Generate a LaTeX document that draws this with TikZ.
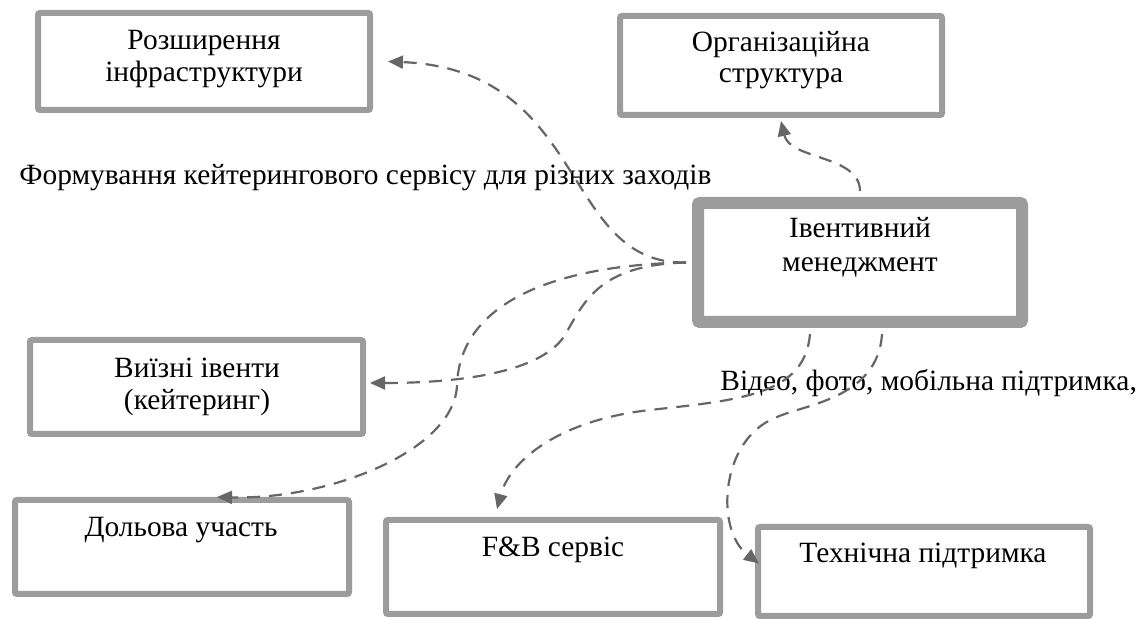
\documentclass[tikz,border=0pt]{standalone}
\usepackage{fontspec}
\setmainfont{Liberation Serif}
\usetikzlibrary{arrows.meta}
\definecolor{boxgray}{HTML}{9C9C9C}
\definecolor{arrgray}{HTML}{666666}
\begin{document}
\begin{tikzpicture}[x=0.5pt,y=-0.5pt,
  box/.style={draw=boxgray,line width=3pt,rounded corners=1pt,inner sep=0pt},
  lbl/.style={anchor=base,inner sep=0pt,font=\fontsize{14.7}{17}\selectfont},
  conn/.style={draw=arrgray,line width=1.1pt,dash pattern=on 6.5pt off 4.5pt,
    -{Triangle[length=7.5pt,width=6.5pt]}}]
\useasboundingbox (0,0) rectangle (1137,619);
% boxes
\node[box,minimum width=166pt,minimum height=48.5pt] (b1) at (204,61.5) {};
\node[box,minimum width=161pt,minimum height=49.5pt] (b2) at (781,65.5) {};
\node[box,line width=6pt,minimum width=162pt,minimum height=59.5pt] (b3) at (860,262.5) {};
\node[box,minimum width=166.5pt,minimum height=47pt] (b4) at (196.5,387) {};
\node[box,minimum width=167pt,minimum height=47pt] (b5) at (182,547) {};
\node[box,minimum width=167pt,minimum height=47pt] (b6) at (553,567) {};
\node[box,minimum width=166pt,minimum height=44.5pt] (b7) at (924,571.5) {};
% texts
\node[lbl] (t1a) at (204,50) {Розширення};
\node[lbl] (t1b) at (204,82) {інфраструктури};
\node[lbl] (t2a) at (781,52) {Організаційна};
\node[lbl] (t2b) at (781,83) {структура};
\node[lbl] (t3a) at (860,238) {Івентивний};
\node[lbl] (t3b) at (860,272) {менеджмент};
\node[lbl] (t4a) at (197,378) {Виїзні івенти};
\node[lbl] (t4b) at (197,410) {(кейтеринг)};
\node[lbl] (t5) at (181,537) {Дольова участь};
\node[lbl] (t6) at (553,557) {F\&B сервіс};
\node[lbl] (t7) at (923,563) {Технічна підтримка};
\node[lbl,anchor=base west] (c1) at (19,185) {Формування кейтерингового сервісу для різних заходів};
\node[lbl,anchor=base west] (c2) at (720,391) {Відео, фото, мобільна підтримка,};
% connectors
\draw[conn] ([xshift=-3pt]b3.west) .. controls (560,265) and (590,70) .. ([xshift=7.5pt]b1.east);
\draw[conn] ([yshift=3pt]b3.north) .. controls (860,155) and (790,160) .. ([yshift=-1.5pt]b2.south);
\draw[conn] ([xshift=-3pt]b3.west) .. controls (600,265) and (585,300) .. (565,335)
  .. controls (540,375) and (450,383) .. ([xshift=2pt,yshift=2pt]b4.east);
\draw[conn] ([xshift=-3pt]b3.west) .. controls (560,265) and (460,300) .. (457,385)
  .. controls (455,450) and (330,500) .. ([xshift=17.5pt]b5.north);
\draw[conn] ([xshift=-25pt,yshift=-3pt]b3.south) .. controls (805,395) and (740,400) .. (650,410)
  .. controls (560,420) and (510,460) .. ([xshift=-28pt,yshift=4pt]b6.north);
\draw[conn] ([xshift=11pt,yshift=-3pt]b3.south) .. controls (878,400) and (800,405) .. (775,418)
  .. controls (720,440) and (715,530) .. ([xshift=2pt,yshift=4pt]b7.west);
\end{tikzpicture}
\end{document}
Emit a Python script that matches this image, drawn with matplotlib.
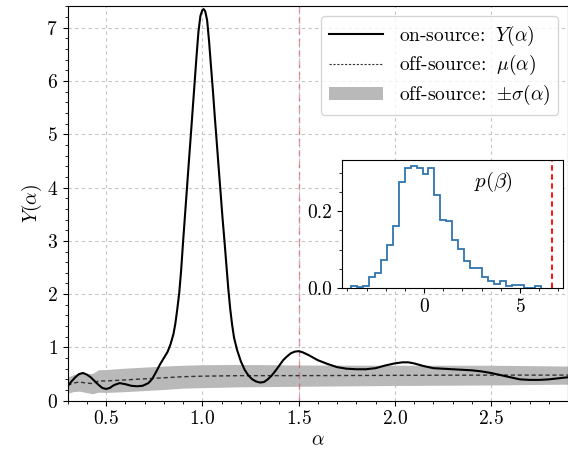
import numpy as np
import matplotlib
matplotlib.use('Agg')
import matplotlib.pyplot as plt
from matplotlib.patches import Patch
from matplotlib.lines import Line2D

plt.rcParams['font.family'] = 'serif'
plt.rcParams['font.serif'] = ['cmr10']
plt.rcParams['mathtext.fontset'] = 'cm'
plt.rcParams['axes.formatter.use_mathtext'] = True
plt.rcParams['axes.unicode_minus'] = False
plt.rcParams['font.size'] = 14
plt.rcParams['xtick.minor.visible'] = True
plt.rcParams['ytick.minor.visible'] = True

# on-source statistic Y(alpha)
alpha_on = [0.30, 0.32, 0.34, 0.36, 0.38, 0.40, 0.42, 0.44, 0.46, 0.48, 0.50,
            0.52, 0.54, 0.57, 0.60, 0.63, 0.66, 0.69, 0.72, 0.74, 0.76, 0.78,
            0.80, 0.82, 0.835, 0.85, 0.86, 0.87, 0.88, 0.89, 0.90, 0.91, 0.92,
            0.93, 0.94, 0.95, 0.96, 0.97, 0.98, 0.99, 1.00, 1.007, 1.015,
            1.025, 1.035, 1.045, 1.055, 1.065, 1.075, 1.085, 1.095, 1.105,
            1.115, 1.125, 1.135, 1.145, 1.155, 1.165, 1.18, 1.20, 1.22, 1.24,
            1.26, 1.28, 1.30, 1.32, 1.34, 1.36, 1.38, 1.40, 1.42, 1.44, 1.46,
            1.48, 1.50, 1.52, 1.55, 1.60, 1.65, 1.70, 1.75, 1.80, 1.85, 1.90,
            1.95, 2.00, 2.04, 2.07, 2.10, 2.15, 2.20, 2.25, 2.30, 2.35, 2.40,
            2.45, 2.50, 2.55, 2.60, 2.65, 2.70, 2.75, 2.80, 2.85, 2.90]
Y_on = [0.27, 0.36, 0.44, 0.50, 0.52, 0.49, 0.44, 0.37, 0.30, 0.24, 0.22,
        0.24, 0.29, 0.33, 0.31, 0.28, 0.27, 0.28, 0.33, 0.41, 0.54, 0.68,
        0.80, 0.92, 1.06, 1.25, 1.45, 1.72, 2.02, 2.45, 2.98, 3.48, 3.98,
        4.48, 4.97, 5.47, 5.97, 6.47, 6.93, 7.22, 7.33, 7.35, 7.31, 7.14,
        6.75, 6.28, 5.82, 5.32, 4.85, 4.37, 3.90, 3.43, 3.00, 2.55, 2.10,
        1.72, 1.42, 1.18, 0.96, 0.74, 0.58, 0.47, 0.40, 0.36, 0.34, 0.35,
        0.40, 0.47, 0.56, 0.66, 0.76, 0.83, 0.89, 0.92, 0.93, 0.91, 0.86,
        0.76, 0.69, 0.63, 0.60, 0.59, 0.59, 0.61, 0.66, 0.70, 0.72, 0.72,
        0.70, 0.65, 0.61, 0.60, 0.59, 0.58, 0.57, 0.55, 0.52, 0.48, 0.44,
        0.40, 0.39, 0.39, 0.40, 0.42, 0.44]

# off-source mean and spread
alpha_off = [0.30, 0.33, 0.36, 0.40, 0.43, 0.46, 0.50, 0.60, 0.70, 0.80,
             0.90, 1.00, 1.20, 1.50, 2.00, 2.50, 2.90]
mu_off = [0.29, 0.33, 0.35, 0.33, 0.32, 0.37, 0.37, 0.39, 0.41, 0.43,
          0.45, 0.46, 0.47, 0.47, 0.475, 0.48, 0.48]
sigma_off = [0.15, 0.16, 0.17, 0.18, 0.19, 0.21, 0.215, 0.22, 0.22, 0.22,
             0.215, 0.215, 0.21, 0.20, 0.19, 0.185, 0.17]

# inset: distribution of beta
beta_edges = [-3.8 + 0.31 * k for k in range(33)]
p_beta = [0.005, 0.002, 0.006, 0.029, 0.040, 0.072, 0.112, 0.162, 0.276,
          0.311, 0.318, 0.313, 0.296, 0.311, 0.242, 0.177, 0.175, 0.125,
          0.101, 0.070, 0.051, 0.051, 0.028, 0.018, 0.010, 0.018, 0.004,
          0.007, 0.009, 0.0, 0.0, 0.005]
beta_obs = 6.65
alpha_mark = 1.5

mu = np.array(mu_off)
sig = np.array(sigma_off)

fig = plt.figure(figsize=(5.68, 4.53), dpi=100)
ax = fig.add_axes([0.119, 0.1155, 0.881, 0.8715])

ax.fill_between(alpha_off, mu - sig, mu + sig, color='#b9b9b9', lw=0, zorder=1)
ax.plot(alpha_off, mu, c='#333333', ls='--', lw=1.0, dashes=(3, 2), zorder=2)
ax.plot(alpha_on, Y_on, c='k', lw=1.5, zorder=3)
ax.axvline(alpha_mark, c='#d04050', ls='--', lw=1.0, alpha=0.5, dashes=(5, 3))

ax.set_xlim(0.3, 2.9)
ax.set_ylim(0, 7.41)
ax.set_xticks([0.5, 1.0, 1.5, 2.0, 2.5])
ax.set_xlabel(r'$\alpha$', labelpad=2)
ax.set_ylabel(r'$Y(\alpha)$', labelpad=2)
ax.grid(True, ls=(0, (3, 3)), c='#c4c4c4', lw=0.8)
ax.set_axisbelow(True)

handles = [Line2D([], [], c='k', lw=1.5),
           Line2D([], [], c='#333333', ls='--', lw=0.8, dashes=(2, 1.5)),
           Patch(facecolor='#b9b9b9', edgecolor='none')]
labels = [r'on-source: $\;Y(\alpha)$', r'off-source: $\;\mu(\alpha)$',
          r'off-source: $\;{\pm}\sigma(\alpha)$']
ax.legend(handles, labels, loc='upper right', fontsize=14, handlelength=2.8,
          labelspacing=0.3, borderpad=0.4)

ins = fig.add_axes([0.6026, 0.3642, 0.3886, 0.2826])
ins.stairs(p_beta, beta_edges, color='#2f74b0', lw=1.3)
ins.axvline(beta_obs, c='red', ls='--', lw=1.3, dashes=(3, 2))
ins.set_xlim(-4.27, 7.25)
ins.set_ylim(0, 0.333)
ins.set_xticks([0, 5])
ins.set_yticks([0.0, 0.2])
ins.yaxis.set_major_formatter(matplotlib.ticker.FormatStrFormatter('%.1f'))
ins.text(0.683, 0.83, r'$p(\beta)$', transform=ins.transAxes,
         ha='center', va='center', fontsize=15)

fig.savefig('out.png', dpi=100)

*Stated goal*.
Filter the listing above for the string "that" and copy every matching line.

*Correct output*.
Generate a LaTeX document that draws this with TikZ.
Emit a Python script that matches this image, drawn with matplotlib.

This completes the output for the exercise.